Selon le houngan Jerry Benjamin, secrétaire général du Lakou, la célébration met en lumière l’esprit de résistance qui a animé les insurgés, en particulier lors de la cérémonie du Bois Caïman, événement fondateur de la révolution haïtienne. Bien avant que Zinzin Figaro, premier serviteur de Soukri, n’y installe son autel, cet espace servait déjà de lieu de ralliement sûr pour les combattants issus de la tribu Congo. Cette mémoire historique explique la forte présence, encore aujourd’hui, de loas de l’empire du Congo tels que Papa Bazou — père des « 101 lanchon » du panthéon vodou —, Zinga, maître des recettes curatives, ou encore Loufiatou Kanga et Loumba Zaroun.

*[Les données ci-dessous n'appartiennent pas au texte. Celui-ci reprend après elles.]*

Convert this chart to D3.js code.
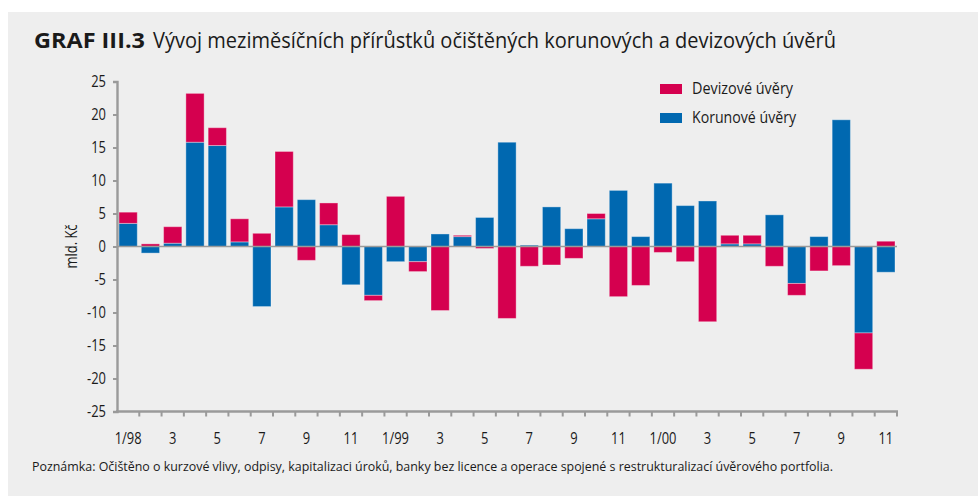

Les festivités de Soukri, qui s’ouvrent dans la nuit du 14 au 15 août avec les rites dédiés à Kafou et Legba, se déploient sur plusieurs semaines et se clôturent le 6 septembre par le « ranvwa »Congo et Gede. Durant cette période, les cérémonies se succèdent, donnant lieu à des moments de ferveur où se mêlent prières, danses et rituels ancestraux. Le principal rite adopté demeure le congo, danse et transe qui rappellent les origines africaines et la puissance de l’esprit collectif.

L’organisation de ces célébrations repose sur la solidarité des héritiers du Lakou et des « pitit fèy », initiés venus de l’extérieur. Chacun contribue, selon ses moyens, à l’entretien et à la pérennité de la tradition. Le vivre-ensemble et l’intérêt collectif forment ainsi les piliers de Soukri Danache, espace de mémoire mais aussi de continuité culturelle.

C/P: Marco Photo

Outre le 14 août, une autre date occupe une place particulière dans le calendrier du Lakou : le 6 janvier, jour consacré à Papa Bazou. Chaque début d’année, une cérémonie lui rend hommage, prolongeant le lien entre les générations et entre les mondes visibles et invisibles.

La mémoire du fondateur, Figaro Pont-Gaudin, reste également vivante. La tradition raconte qu’il aurait sauvé la fille d’un colon condamnée à mourir. En reconnaissance, ce dernier l’affranchit, permettant ainsi la fondation de Soukri Danache, espace désormais inscrit dans la mémoire collective d’Haïti.

Les festivités de Lakou Soukri Danache dépassent donc le cadre religieux. Elles incarnent la transmission des savoirs ancestraux, la célébration des racines congolaises et l’hommage aux héros de l’indépendance, rappelant que la liberté d’Haïti est intimement liée à la force spirituelle de ses ancêtres.